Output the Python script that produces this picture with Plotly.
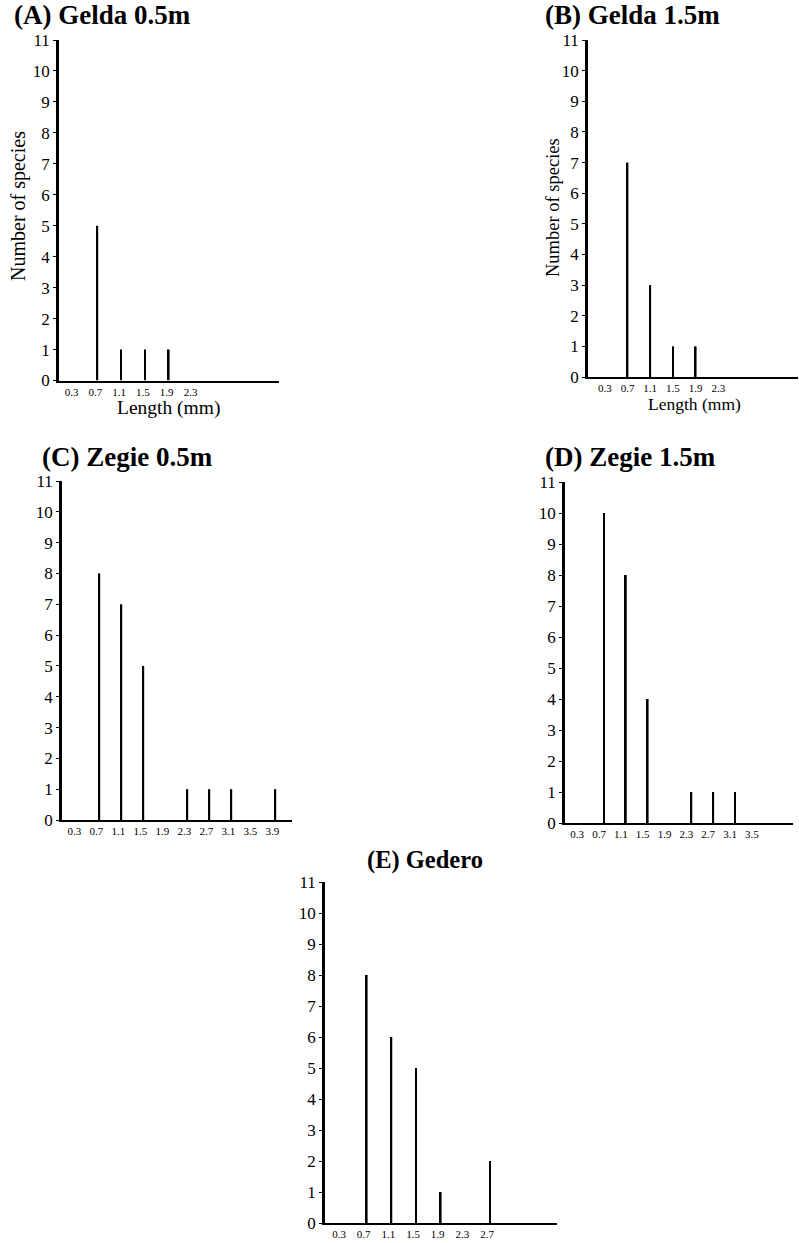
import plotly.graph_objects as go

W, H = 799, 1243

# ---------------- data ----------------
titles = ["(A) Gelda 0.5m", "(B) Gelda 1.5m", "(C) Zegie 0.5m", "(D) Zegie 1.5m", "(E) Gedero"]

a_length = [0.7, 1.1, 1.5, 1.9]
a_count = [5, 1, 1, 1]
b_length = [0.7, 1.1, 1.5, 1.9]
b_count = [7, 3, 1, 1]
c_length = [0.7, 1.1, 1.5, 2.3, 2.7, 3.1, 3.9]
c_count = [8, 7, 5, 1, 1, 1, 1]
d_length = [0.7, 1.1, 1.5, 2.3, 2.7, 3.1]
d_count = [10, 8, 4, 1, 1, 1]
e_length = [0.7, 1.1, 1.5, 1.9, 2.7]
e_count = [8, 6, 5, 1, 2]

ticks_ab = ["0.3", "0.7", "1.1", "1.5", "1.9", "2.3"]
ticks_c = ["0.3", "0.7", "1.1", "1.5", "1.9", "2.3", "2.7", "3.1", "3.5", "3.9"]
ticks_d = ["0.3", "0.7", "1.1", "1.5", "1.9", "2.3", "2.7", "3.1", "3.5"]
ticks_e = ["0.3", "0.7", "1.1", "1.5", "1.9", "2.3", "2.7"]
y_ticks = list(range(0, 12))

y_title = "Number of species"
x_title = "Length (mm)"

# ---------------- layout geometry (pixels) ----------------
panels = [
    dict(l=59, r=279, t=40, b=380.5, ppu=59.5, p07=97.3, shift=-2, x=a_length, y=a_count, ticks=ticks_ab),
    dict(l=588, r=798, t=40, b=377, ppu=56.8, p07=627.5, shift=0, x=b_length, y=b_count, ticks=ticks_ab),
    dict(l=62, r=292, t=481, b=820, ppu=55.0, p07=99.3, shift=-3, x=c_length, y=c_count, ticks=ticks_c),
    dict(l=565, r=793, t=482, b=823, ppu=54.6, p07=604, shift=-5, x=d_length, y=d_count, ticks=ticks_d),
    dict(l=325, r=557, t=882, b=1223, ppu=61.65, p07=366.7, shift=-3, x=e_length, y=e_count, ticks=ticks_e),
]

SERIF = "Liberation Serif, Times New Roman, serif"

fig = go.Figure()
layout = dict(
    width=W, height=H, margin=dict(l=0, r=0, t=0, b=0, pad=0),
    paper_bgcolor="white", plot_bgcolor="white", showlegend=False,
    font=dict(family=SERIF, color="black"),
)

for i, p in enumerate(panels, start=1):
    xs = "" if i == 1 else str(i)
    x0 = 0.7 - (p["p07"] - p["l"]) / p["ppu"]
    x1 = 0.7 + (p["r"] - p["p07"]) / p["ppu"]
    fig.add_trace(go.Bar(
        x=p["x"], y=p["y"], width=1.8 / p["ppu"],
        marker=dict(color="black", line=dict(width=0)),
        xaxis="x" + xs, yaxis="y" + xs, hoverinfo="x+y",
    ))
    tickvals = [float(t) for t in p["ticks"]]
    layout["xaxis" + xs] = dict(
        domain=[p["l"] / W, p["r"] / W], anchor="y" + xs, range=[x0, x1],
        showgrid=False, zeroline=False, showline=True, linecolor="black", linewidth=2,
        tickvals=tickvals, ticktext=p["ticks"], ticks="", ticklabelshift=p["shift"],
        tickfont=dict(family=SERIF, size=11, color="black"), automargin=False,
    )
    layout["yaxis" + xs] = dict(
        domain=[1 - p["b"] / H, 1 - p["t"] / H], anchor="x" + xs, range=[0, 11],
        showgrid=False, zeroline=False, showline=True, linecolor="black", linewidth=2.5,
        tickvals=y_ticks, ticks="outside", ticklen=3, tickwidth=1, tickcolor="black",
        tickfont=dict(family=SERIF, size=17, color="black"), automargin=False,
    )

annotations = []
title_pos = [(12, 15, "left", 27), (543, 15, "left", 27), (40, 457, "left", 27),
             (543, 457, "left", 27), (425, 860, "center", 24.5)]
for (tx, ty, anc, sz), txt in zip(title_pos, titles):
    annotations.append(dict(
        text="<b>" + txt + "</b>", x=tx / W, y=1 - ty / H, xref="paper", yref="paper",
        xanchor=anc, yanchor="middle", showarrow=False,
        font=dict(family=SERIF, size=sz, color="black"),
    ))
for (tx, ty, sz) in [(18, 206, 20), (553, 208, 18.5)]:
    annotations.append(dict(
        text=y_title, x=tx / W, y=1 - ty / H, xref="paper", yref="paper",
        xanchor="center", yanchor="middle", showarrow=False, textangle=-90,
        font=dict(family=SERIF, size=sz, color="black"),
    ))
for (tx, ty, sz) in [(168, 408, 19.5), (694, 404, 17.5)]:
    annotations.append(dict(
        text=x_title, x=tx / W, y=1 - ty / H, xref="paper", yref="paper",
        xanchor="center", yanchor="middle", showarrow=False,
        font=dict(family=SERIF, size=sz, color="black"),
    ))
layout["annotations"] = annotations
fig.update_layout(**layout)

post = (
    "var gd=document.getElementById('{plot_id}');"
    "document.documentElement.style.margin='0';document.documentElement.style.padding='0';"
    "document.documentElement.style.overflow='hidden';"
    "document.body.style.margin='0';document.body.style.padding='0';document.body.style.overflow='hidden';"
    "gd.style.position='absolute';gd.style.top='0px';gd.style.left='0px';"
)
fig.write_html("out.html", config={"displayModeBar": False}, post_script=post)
-*-
* Task details
Reproduce the material word for word, minus the images.

* The solution
Output the Python script that produces this picture with Plotly.
import plotly.graph_objects as go

W, H = 799, 1243

# ---------------- data ----------------
titles = ["(A) Gelda 0.5m", "(B) Gelda 1.5m", "(C) Zegie 0.5m", "(D) Zegie 1.5m", "(E) Gedero"]

a_length = [0.7, 1.1, 1.5, 1.9]
a_count = [5, 1, 1, 1]
b_length = [0.7, 1.1, 1.5, 1.9]
b_count = [7, 3, 1, 1]
c_length = [0.7, 1.1, 1.5, 2.3, 2.7, 3.1, 3.9]
c_count = [8, 7, 5, 1, 1, 1, 1]
d_length = [0.7, 1.1, 1.5, 2.3, 2.7, 3.1]
d_count = [10, 8, 4, 1, 1, 1]
e_length = [0.7, 1.1, 1.5, 1.9, 2.7]
e_count = [8, 6, 5, 1, 2]

ticks_ab = ["0.3", "0.7", "1.1", "1.5", "1.9", "2.3"]
ticks_c = ["0.3", "0.7", "1.1", "1.5", "1.9", "2.3", "2.7", "3.1", "3.5", "3.9"]
ticks_d = ["0.3", "0.7", "1.1", "1.5", "1.9", "2.3", "2.7", "3.1", "3.5"]
ticks_e = ["0.3", "0.7", "1.1", "1.5", "1.9", "2.3", "2.7"]
y_ticks = list(range(0, 12))

y_title = "Number of species"
x_title = "Length (mm)"

# ---------------- layout geometry (pixels) ----------------
panels = [
    dict(l=59, r=279, t=40, b=380.5, ppu=59.5, p07=97.3, shift=-2, x=a_length, y=a_count, ticks=ticks_ab),
    dict(l=588, r=798, t=40, b=377, ppu=56.8, p07=627.5, shift=0, x=b_length, y=b_count, ticks=ticks_ab),
    dict(l=62, r=292, t=481, b=820, ppu=55.0, p07=99.3, shift=-3, x=c_length, y=c_count, ticks=ticks_c),
    dict(l=565, r=793, t=482, b=823, ppu=54.6, p07=604, shift=-5, x=d_length, y=d_count, ticks=ticks_d),
    dict(l=325, r=557, t=882, b=1223, ppu=61.65, p07=366.7, shift=-3, x=e_length, y=e_count, ticks=ticks_e),
]

SERIF = "Liberation Serif, Times New Roman, serif"

fig = go.Figure()
layout = dict(
    width=W, height=H, margin=dict(l=0, r=0, t=0, b=0, pad=0),
    paper_bgcolor="white", plot_bgcolor="white", showlegend=False,
    font=dict(family=SERIF, color="black"),
)

for i, p in enumerate(panels, start=1):
    xs = "" if i == 1 else str(i)
    x0 = 0.7 - (p["p07"] - p["l"]) / p["ppu"]
    x1 = 0.7 + (p["r"] - p["p07"]) / p["ppu"]
    fig.add_trace(go.Bar(
        x=p["x"], y=p["y"], width=1.8 / p["ppu"],
        marker=dict(color="black", line=dict(width=0)),
        xaxis="x" + xs, yaxis="y" + xs, hoverinfo="x+y",
    ))
    tickvals = [float(t) for t in p["ticks"]]
    layout["xaxis" + xs] = dict(
        domain=[p["l"] / W, p["r"] / W], anchor="y" + xs, range=[x0, x1],
        showgrid=False, zeroline=False, showline=True, linecolor="black", linewidth=2,
        tickvals=tickvals, ticktext=p["ticks"], ticks="", ticklabelshift=p["shift"],
        tickfont=dict(family=SERIF, size=11, color="black"), automargin=False,
    )
    layout["yaxis" + xs] = dict(
        domain=[1 - p["b"] / H, 1 - p["t"] / H], anchor="x" + xs, range=[0, 11],
        showgrid=False, zeroline=False, showline=True, linecolor="black", linewidth=2.5,
        tickvals=y_ticks, ticks="outside", ticklen=3, tickwidth=1, tickcolor="black",
        tickfont=dict(family=SERIF, size=17, color="black"), automargin=False,
    )

annotations = []
title_pos = [(12, 15, "left", 27), (543, 15, "left", 27), (40, 457, "left", 27),
             (543, 457, "left", 27), (425, 860, "center", 24.5)]
for (tx, ty, anc, sz), txt in zip(title_pos, titles):
    annotations.append(dict(
        text="<b>" + txt + "</b>", x=tx / W, y=1 - ty / H, xref="paper", yref="paper",
        xanchor=anc, yanchor="middle", showarrow=False,
        font=dict(family=SERIF, size=sz, color="black"),
    ))
for (tx, ty, sz) in [(18, 206, 20), (553, 208, 18.5)]:
    annotations.append(dict(
        text=y_title, x=tx / W, y=1 - ty / H, xref="paper", yref="paper",
        xanchor="center", yanchor="middle", showarrow=False, textangle=-90,
        font=dict(family=SERIF, size=sz, color="black"),
    ))
for (tx, ty, sz) in [(168, 408, 19.5), (694, 404, 17.5)]:
    annotations.append(dict(
        text=x_title, x=tx / W, y=1 - ty / H, xref="paper", yref="paper",
        xanchor="center", yanchor="middle", showarrow=False,
        font=dict(family=SERIF, size=sz, color="black"),
    ))
layout["annotations"] = annotations
fig.update_layout(**layout)

post = (
    "var gd=document.getElementById('{plot_id}');"
    "document.documentElement.style.margin='0';document.documentElement.style.padding='0';"
    "document.documentElement.style.overflow='hidden';"
    "document.body.style.margin='0';document.body.style.padding='0';document.body.style.overflow='hidden';"
    "gd.style.position='absolute';gd.style.top='0px';gd.style.left='0px';"
)
fig.write_html("out.html", config={"displayModeBar": False}, post_script=post)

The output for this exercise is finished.